After working with jupyter notebooks for a while, I faced an annoying boilerplate code migrating from notebook to notebook:

import pandas as pd
import numpy as np
import seaborn as sns

from pyspark.sql import SparkSession

clickhouse = create_engine(…)
spark = SparkSession.builder.appName(app_name).getOrCreate()

minio = boto3.client("s3")

mlflow.set_registry_uri("databricks-uc")
mlflow_client = MlflowClient()

and it goes on and on.

The solution is to structure application creation using application factory and extract connection to external resources into the application instance.

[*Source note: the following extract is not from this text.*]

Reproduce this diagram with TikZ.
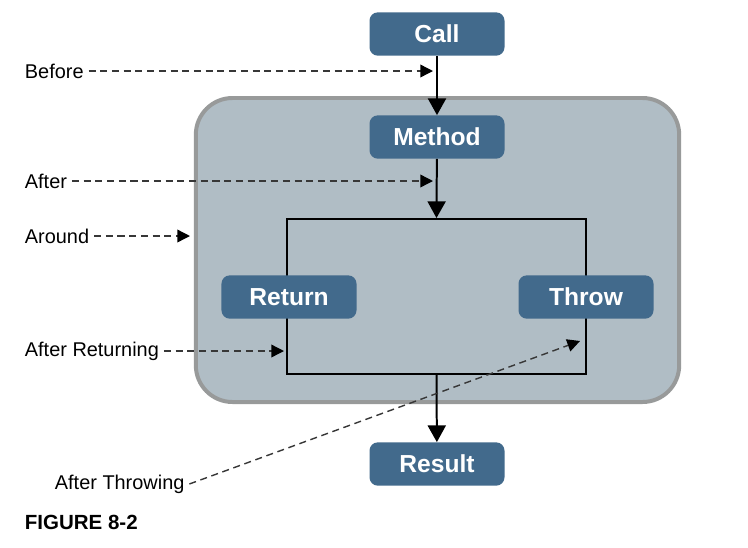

from dataclasses import dataclass
import pandas as pd
import numpy as np
import seaborn as sns

from pathlib import *

import boto3
from pyspark.sql import SparkSession
import mlflow
from mlflow.tracking import MlflowClient

from data_sources.core.connection import DruidConnection
from data_sources.core.connection import ClickhouseEngine

class App:
    spark: SparkSession
    druid: DruidConnection
    minio: object
    mlflow: MlflowClient
    ch: ClickhouseEngine
    home: Path

    def current_user(self):
        return self.spark.sql("SELECT current_user()").toPandas().iloc[0][0]

def create_app(app_name="default_app"):
    app = App()
    app.spark = SparkSession.builder.appName(app_name).getOrCreate()
    app.druid = DruidConnection()
    app.minio = boto3.client("s3")

    mlflow.set_registry_uri("databricks-uc")
    app.mlflow = MlflowClient()

    app.ch = ClickhouseEngine("ch-main")
    app.ch.init_app(app)

    app.home = Path("/Workspace") / "Users" /  self.current_user()
    # yes, these goodies belong here
    pd.options.display.float_format = '{:.2f}'.format
    return app

then in databricks notebooks:

%run app.py

app = create_app()

or in jupyter notebooks:

from app import *

app = create_app()

As a result, all imports from app.py will be available in the current notebook and it's a single line to initialize all connections at once.